Not Just Disclosure Integration
The CFPB integration proposal goes beyond integration of disclosures to the reconciliation of other differences between Regulations X and Z. According to the CFPB, “the integrated disclosure mandate requires the Bureau to reconcile what Congress did not.” The proposal would redefine the term “application,” alter the coverage of the regulations, and change the timing and responsibility rules for providing closing disclosures. In addition, the CFPB proposes to:
• Until the Loan Estimate has been received, prohibit the collection of any fees other than a credit report fee as provided by Reg. X instead of the broader “credit history” fee of Reg. Z.
• Prohibit the collection of any fees other than a credit report fee until the consumer has indicated “an intent to proceed with the loan,” as specified by Reg. X amendments that took effect in 2010.
• Require the credit report fee to be accurately described as a credit report fee, not as an “application fee.”
• Allow preliminary estimates only if they are clearly labeled as not the Loan Estimate.

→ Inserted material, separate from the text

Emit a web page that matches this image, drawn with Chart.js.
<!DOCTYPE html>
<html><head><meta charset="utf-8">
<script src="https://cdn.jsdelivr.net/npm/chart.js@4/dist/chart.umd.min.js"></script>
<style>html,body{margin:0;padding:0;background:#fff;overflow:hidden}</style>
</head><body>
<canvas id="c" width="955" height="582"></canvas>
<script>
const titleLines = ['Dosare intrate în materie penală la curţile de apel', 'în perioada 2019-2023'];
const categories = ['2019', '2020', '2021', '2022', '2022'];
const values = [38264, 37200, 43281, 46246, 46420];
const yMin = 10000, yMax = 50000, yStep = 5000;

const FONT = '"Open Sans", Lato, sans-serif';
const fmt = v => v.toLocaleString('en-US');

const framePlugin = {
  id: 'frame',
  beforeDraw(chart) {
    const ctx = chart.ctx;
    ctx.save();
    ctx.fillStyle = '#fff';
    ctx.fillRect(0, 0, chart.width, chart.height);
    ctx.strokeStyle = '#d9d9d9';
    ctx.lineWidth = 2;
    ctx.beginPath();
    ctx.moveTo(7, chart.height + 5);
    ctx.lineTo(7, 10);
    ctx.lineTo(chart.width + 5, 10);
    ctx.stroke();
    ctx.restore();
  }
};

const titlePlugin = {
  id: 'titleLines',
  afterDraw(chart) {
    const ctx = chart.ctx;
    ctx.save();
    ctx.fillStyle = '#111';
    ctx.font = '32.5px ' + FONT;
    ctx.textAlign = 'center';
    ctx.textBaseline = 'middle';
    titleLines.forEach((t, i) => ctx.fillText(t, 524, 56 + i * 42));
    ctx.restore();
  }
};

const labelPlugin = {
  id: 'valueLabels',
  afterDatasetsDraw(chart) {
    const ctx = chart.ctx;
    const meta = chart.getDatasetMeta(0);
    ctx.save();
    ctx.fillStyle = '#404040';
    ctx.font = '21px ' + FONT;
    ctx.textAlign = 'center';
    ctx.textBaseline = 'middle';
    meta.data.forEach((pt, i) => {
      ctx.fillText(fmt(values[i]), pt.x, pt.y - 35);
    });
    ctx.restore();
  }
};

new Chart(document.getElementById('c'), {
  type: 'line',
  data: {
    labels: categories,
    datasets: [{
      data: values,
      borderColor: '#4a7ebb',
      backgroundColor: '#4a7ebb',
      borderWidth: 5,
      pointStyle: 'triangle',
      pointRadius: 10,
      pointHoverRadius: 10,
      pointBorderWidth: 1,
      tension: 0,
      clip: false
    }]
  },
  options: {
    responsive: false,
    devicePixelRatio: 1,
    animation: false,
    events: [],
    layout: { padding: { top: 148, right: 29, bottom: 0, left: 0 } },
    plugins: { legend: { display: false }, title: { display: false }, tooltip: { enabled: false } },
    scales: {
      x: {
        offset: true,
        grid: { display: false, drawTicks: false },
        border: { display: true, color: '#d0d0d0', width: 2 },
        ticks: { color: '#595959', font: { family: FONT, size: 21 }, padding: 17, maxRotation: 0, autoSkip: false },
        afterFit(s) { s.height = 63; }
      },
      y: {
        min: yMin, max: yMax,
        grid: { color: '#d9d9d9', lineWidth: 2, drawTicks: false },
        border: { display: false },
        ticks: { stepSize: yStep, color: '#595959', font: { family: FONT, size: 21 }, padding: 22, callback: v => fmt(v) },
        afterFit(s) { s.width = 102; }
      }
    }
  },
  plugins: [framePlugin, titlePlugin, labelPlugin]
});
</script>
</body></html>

• Continue requiring the Reg. X Special Information Booklet, perhaps incorporating material from the Reg. Z ARM (CHARM) booklet.
• Prohibit a creditor from requiring a consumer to verify any information the consumer provided with the application, as proscribed by Reg. X effective in 2010.
• Incorporate the disclosure tolerances of Reg. X implemented in 2010, modified to extend the zero tolerance to fees paid affiliate providers and providers for whom a consumer cannot shop.
• Adjust the Reg. X limitations on revised Loan Estimates, including the definition of “changed circumstances.”
• Allow waiver of waiting periods in the event of bona fide personal emergencies.
• Permit average pricing.
• Require relevant Closing Disclosures to the seller if one is involved in a transaction.
• Require close communication and cooperation to ensure accurate disclosure, both with mortgage brokers and settlement service providers.
• Prohibit providing disclosures of estimated and actual costs at the same time (such as a revised Loan Estimate and a Closing Disclosure).
• Require the retention of evidence of compliance (electronic is fine) for 3 years for Loan Estimates and 5 years for Closing Disclosures.
• Require states with existing exemptions from TILA (Maine, Connecticut, Massachusetts, Oklahoma and Wyoming) to conform their laws if they wish to retain their exemptions.
The CFPB offered a small carrot to community banks, by suggesting in several instances that different rules might be appropriate for smaller institutions, including a longer implementation period. Of course, small banks that sell their loans to big banks – despite the continuing missteps of their larger brethren – would probably be required by their big partners to comply with the big boy rules … or perhaps it’s time to cut the cord.